WORK TO DO: Omit any picture, and return the remaining data exactly as written.
§ §
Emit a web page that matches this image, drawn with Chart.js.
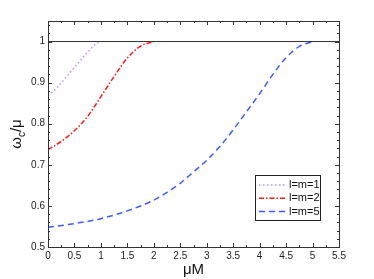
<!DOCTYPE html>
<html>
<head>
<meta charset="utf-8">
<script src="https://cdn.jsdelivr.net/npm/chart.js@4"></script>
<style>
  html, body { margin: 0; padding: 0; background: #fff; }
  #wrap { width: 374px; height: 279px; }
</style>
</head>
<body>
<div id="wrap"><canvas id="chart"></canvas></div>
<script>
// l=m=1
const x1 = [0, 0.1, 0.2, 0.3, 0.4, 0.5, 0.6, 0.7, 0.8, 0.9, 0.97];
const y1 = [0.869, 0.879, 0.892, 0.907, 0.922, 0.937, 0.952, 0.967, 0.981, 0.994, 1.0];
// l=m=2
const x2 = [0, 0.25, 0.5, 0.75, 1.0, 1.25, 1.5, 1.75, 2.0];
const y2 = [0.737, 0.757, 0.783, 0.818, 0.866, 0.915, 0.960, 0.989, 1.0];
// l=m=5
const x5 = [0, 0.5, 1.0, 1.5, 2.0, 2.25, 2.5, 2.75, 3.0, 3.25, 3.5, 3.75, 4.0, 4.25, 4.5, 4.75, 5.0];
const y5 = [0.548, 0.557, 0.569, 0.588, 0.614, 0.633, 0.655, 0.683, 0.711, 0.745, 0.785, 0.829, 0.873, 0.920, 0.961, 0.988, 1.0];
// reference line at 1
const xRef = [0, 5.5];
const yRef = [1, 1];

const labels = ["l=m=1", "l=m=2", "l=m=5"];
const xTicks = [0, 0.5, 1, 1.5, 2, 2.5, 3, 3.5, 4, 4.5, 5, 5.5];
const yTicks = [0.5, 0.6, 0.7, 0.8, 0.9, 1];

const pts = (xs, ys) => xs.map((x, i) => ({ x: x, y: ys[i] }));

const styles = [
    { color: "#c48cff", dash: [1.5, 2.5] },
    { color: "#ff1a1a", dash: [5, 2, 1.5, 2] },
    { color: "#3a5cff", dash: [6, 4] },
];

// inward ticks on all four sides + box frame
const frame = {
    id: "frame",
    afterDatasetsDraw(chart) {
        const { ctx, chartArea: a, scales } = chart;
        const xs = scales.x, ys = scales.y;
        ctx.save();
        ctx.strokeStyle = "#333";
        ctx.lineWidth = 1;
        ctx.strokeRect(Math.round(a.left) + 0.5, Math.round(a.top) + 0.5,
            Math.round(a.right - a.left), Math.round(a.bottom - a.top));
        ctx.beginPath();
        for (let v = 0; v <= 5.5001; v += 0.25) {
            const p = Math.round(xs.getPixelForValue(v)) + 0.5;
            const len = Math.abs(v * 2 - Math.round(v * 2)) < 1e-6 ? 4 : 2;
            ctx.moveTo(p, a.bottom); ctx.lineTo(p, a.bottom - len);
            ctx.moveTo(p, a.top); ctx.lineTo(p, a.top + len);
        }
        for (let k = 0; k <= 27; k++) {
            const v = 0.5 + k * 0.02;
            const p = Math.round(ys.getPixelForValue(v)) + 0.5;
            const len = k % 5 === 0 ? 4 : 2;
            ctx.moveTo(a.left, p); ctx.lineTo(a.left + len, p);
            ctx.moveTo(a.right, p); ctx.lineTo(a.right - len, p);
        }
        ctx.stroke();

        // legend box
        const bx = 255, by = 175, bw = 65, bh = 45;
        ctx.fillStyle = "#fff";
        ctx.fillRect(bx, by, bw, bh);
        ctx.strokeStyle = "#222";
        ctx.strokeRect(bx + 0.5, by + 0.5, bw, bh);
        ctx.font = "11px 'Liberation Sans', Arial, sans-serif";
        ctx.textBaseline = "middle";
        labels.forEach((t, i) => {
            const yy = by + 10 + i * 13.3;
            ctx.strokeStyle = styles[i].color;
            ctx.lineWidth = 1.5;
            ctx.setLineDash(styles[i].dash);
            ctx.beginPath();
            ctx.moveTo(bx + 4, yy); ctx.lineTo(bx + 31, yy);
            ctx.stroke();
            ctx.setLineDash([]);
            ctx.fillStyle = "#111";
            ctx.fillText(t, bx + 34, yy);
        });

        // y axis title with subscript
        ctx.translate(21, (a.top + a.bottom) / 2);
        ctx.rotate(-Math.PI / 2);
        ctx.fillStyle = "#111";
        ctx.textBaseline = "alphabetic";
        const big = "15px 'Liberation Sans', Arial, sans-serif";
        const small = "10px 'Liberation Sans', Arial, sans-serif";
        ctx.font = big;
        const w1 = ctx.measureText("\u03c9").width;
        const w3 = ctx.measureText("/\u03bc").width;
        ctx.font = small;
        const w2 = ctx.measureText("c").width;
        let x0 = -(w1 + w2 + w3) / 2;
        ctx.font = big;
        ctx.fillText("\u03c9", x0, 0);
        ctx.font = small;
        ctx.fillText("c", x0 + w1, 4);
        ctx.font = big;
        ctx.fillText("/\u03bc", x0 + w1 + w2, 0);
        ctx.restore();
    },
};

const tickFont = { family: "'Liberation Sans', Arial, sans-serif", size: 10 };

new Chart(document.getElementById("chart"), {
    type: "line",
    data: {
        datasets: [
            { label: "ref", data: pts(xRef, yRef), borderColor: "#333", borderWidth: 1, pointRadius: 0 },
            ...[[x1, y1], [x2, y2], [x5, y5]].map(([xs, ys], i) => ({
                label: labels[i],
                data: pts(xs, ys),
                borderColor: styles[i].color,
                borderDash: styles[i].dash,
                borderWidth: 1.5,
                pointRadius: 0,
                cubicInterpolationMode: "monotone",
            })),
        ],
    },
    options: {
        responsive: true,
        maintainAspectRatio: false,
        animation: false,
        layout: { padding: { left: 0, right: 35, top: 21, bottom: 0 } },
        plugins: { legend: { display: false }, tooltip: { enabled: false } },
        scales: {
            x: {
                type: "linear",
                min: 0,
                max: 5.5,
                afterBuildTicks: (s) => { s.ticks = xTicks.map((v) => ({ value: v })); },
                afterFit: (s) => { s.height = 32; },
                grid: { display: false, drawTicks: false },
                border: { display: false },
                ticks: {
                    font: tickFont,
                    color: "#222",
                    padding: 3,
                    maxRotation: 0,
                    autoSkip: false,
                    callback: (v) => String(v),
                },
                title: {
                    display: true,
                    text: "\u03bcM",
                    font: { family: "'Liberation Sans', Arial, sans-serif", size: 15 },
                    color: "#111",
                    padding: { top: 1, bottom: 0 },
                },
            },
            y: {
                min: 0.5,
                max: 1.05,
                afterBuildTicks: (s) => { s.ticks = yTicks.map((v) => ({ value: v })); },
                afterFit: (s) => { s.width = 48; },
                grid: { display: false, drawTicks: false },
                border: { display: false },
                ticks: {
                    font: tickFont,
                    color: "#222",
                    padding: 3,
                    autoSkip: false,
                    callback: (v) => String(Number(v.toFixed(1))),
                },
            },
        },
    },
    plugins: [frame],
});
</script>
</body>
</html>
§ §
WORKED ANSWER:
Emit a web page that matches this image, drawn with Chart.js.
<!DOCTYPE html>
<html>
<head>
<meta charset="utf-8">
<script src="https://cdn.jsdelivr.net/npm/chart.js@4"></script>
<style>
  html, body { margin: 0; padding: 0; background: #fff; }
  #wrap { width: 374px; height: 279px; }
</style>
</head>
<body>
<div id="wrap"><canvas id="chart"></canvas></div>
<script>
// l=m=1
const x1 = [0, 0.1, 0.2, 0.3, 0.4, 0.5, 0.6, 0.7, 0.8, 0.9, 0.97];
const y1 = [0.869, 0.879, 0.892, 0.907, 0.922, 0.937, 0.952, 0.967, 0.981, 0.994, 1.0];
// l=m=2
const x2 = [0, 0.25, 0.5, 0.75, 1.0, 1.25, 1.5, 1.75, 2.0];
const y2 = [0.737, 0.757, 0.783, 0.818, 0.866, 0.915, 0.960, 0.989, 1.0];
// l=m=5
const x5 = [0, 0.5, 1.0, 1.5, 2.0, 2.25, 2.5, 2.75, 3.0, 3.25, 3.5, 3.75, 4.0, 4.25, 4.5, 4.75, 5.0];
const y5 = [0.548, 0.557, 0.569, 0.588, 0.614, 0.633, 0.655, 0.683, 0.711, 0.745, 0.785, 0.829, 0.873, 0.920, 0.961, 0.988, 1.0];
// reference line at 1
const xRef = [0, 5.5];
const yRef = [1, 1];

const labels = ["l=m=1", "l=m=2", "l=m=5"];
const xTicks = [0, 0.5, 1, 1.5, 2, 2.5, 3, 3.5, 4, 4.5, 5, 5.5];
const yTicks = [0.5, 0.6, 0.7, 0.8, 0.9, 1];

const pts = (xs, ys) => xs.map((x, i) => ({ x: x, y: ys[i] }));

const styles = [
    { color: "#c48cff", dash: [1.5, 2.5] },
    { color: "#ff1a1a", dash: [5, 2, 1.5, 2] },
    { color: "#3a5cff", dash: [6, 4] },
];

// inward ticks on all four sides + box frame
const frame = {
    id: "frame",
    afterDatasetsDraw(chart) {
        const { ctx, chartArea: a, scales } = chart;
        const xs = scales.x, ys = scales.y;
        ctx.save();
        ctx.strokeStyle = "#333";
        ctx.lineWidth = 1;
        ctx.strokeRect(Math.round(a.left) + 0.5, Math.round(a.top) + 0.5,
            Math.round(a.right - a.left), Math.round(a.bottom - a.top));
        ctx.beginPath();
        for (let v = 0; v <= 5.5001; v += 0.25) {
            const p = Math.round(xs.getPixelForValue(v)) + 0.5;
            const len = Math.abs(v * 2 - Math.round(v * 2)) < 1e-6 ? 4 : 2;
            ctx.moveTo(p, a.bottom); ctx.lineTo(p, a.bottom - len);
            ctx.moveTo(p, a.top); ctx.lineTo(p, a.top + len);
        }
        for (let k = 0; k <= 27; k++) {
            const v = 0.5 + k * 0.02;
            const p = Math.round(ys.getPixelForValue(v)) + 0.5;
            const len = k % 5 === 0 ? 4 : 2;
            ctx.moveTo(a.left, p); ctx.lineTo(a.left + len, p);
            ctx.moveTo(a.right, p); ctx.lineTo(a.right - len, p);
        }
        ctx.stroke();

        // legend box
        const bx = 255, by = 175, bw = 65, bh = 45;
        ctx.fillStyle = "#fff";
        ctx.fillRect(bx, by, bw, bh);
        ctx.strokeStyle = "#222";
        ctx.strokeRect(bx + 0.5, by + 0.5, bw, bh);
        ctx.font = "11px 'Liberation Sans', Arial, sans-serif";
        ctx.textBaseline = "middle";
        labels.forEach((t, i) => {
            const yy = by + 10 + i * 13.3;
            ctx.strokeStyle = styles[i].color;
            ctx.lineWidth = 1.5;
            ctx.setLineDash(styles[i].dash);
            ctx.beginPath();
            ctx.moveTo(bx + 4, yy); ctx.lineTo(bx + 31, yy);
            ctx.stroke();
            ctx.setLineDash([]);
            ctx.fillStyle = "#111";
            ctx.fillText(t, bx + 34, yy);
        });

        // y axis title with subscript
        ctx.translate(21, (a.top + a.bottom) / 2);
        ctx.rotate(-Math.PI / 2);
        ctx.fillStyle = "#111";
        ctx.textBaseline = "alphabetic";
        const big = "15px 'Liberation Sans', Arial, sans-serif";
        const small = "10px 'Liberation Sans', Arial, sans-serif";
        ctx.font = big;
        const w1 = ctx.measureText("\u03c9").width;
        const w3 = ctx.measureText("/\u03bc").width;
        ctx.font = small;
        const w2 = ctx.measureText("c").width;
        let x0 = -(w1 + w2 + w3) / 2;
        ctx.font = big;
        ctx.fillText("\u03c9", x0, 0);
        ctx.font = small;
        ctx.fillText("c", x0 + w1, 4);
        ctx.font = big;
        ctx.fillText("/\u03bc", x0 + w1 + w2, 0);
        ctx.restore();
    },
};

const tickFont = { family: "'Liberation Sans', Arial, sans-serif", size: 10 };

new Chart(document.getElementById("chart"), {
    type: "line",
    data: {
        datasets: [
            { label: "ref", data: pts(xRef, yRef), borderColor: "#333", borderWidth: 1, pointRadius: 0 },
            ...[[x1, y1], [x2, y2], [x5, y5]].map(([xs, ys], i) => ({
                label: labels[i],
                data: pts(xs, ys),
                borderColor: styles[i].color,
                borderDash: styles[i].dash,
                borderWidth: 1.5,
                pointRadius: 0,
                cubicInterpolationMode: "monotone",
            })),
        ],
    },
    options: {
        responsive: true,
        maintainAspectRatio: false,
        animation: false,
        layout: { padding: { left: 0, right: 35, top: 21, bottom: 0 } },
        plugins: { legend: { display: false }, tooltip: { enabled: false } },
        scales: {
            x: {
                type: "linear",
                min: 0,
                max: 5.5,
                afterBuildTicks: (s) => { s.ticks = xTicks.map((v) => ({ value: v })); },
                afterFit: (s) => { s.height = 32; },
                grid: { display: false, drawTicks: false },
                border: { display: false },
                ticks: {
                    font: tickFont,
                    color: "#222",
                    padding: 3,
                    maxRotation: 0,
                    autoSkip: false,
                    callback: (v) => String(v),
                },
                title: {
                    display: true,
                    text: "\u03bcM",
                    font: { family: "'Liberation Sans', Arial, sans-serif", size: 15 },
                    color: "#111",
                    padding: { top: 1, bottom: 0 },
                },
            },
            y: {
                min: 0.5,
                max: 1.05,
                afterBuildTicks: (s) => { s.ticks = yTicks.map((v) => ({ value: v })); },
                afterFit: (s) => { s.width = 48; },
                grid: { display: false, drawTicks: false },
                border: { display: false },
                ticks: {
                    font: tickFont,
                    color: "#222",
                    padding: 3,
                    autoSkip: false,
                    callback: (v) => String(Number(v.toFixed(1))),
                },
            },
        },
    },
    plugins: [frame],
});
</script>
</body>
</html>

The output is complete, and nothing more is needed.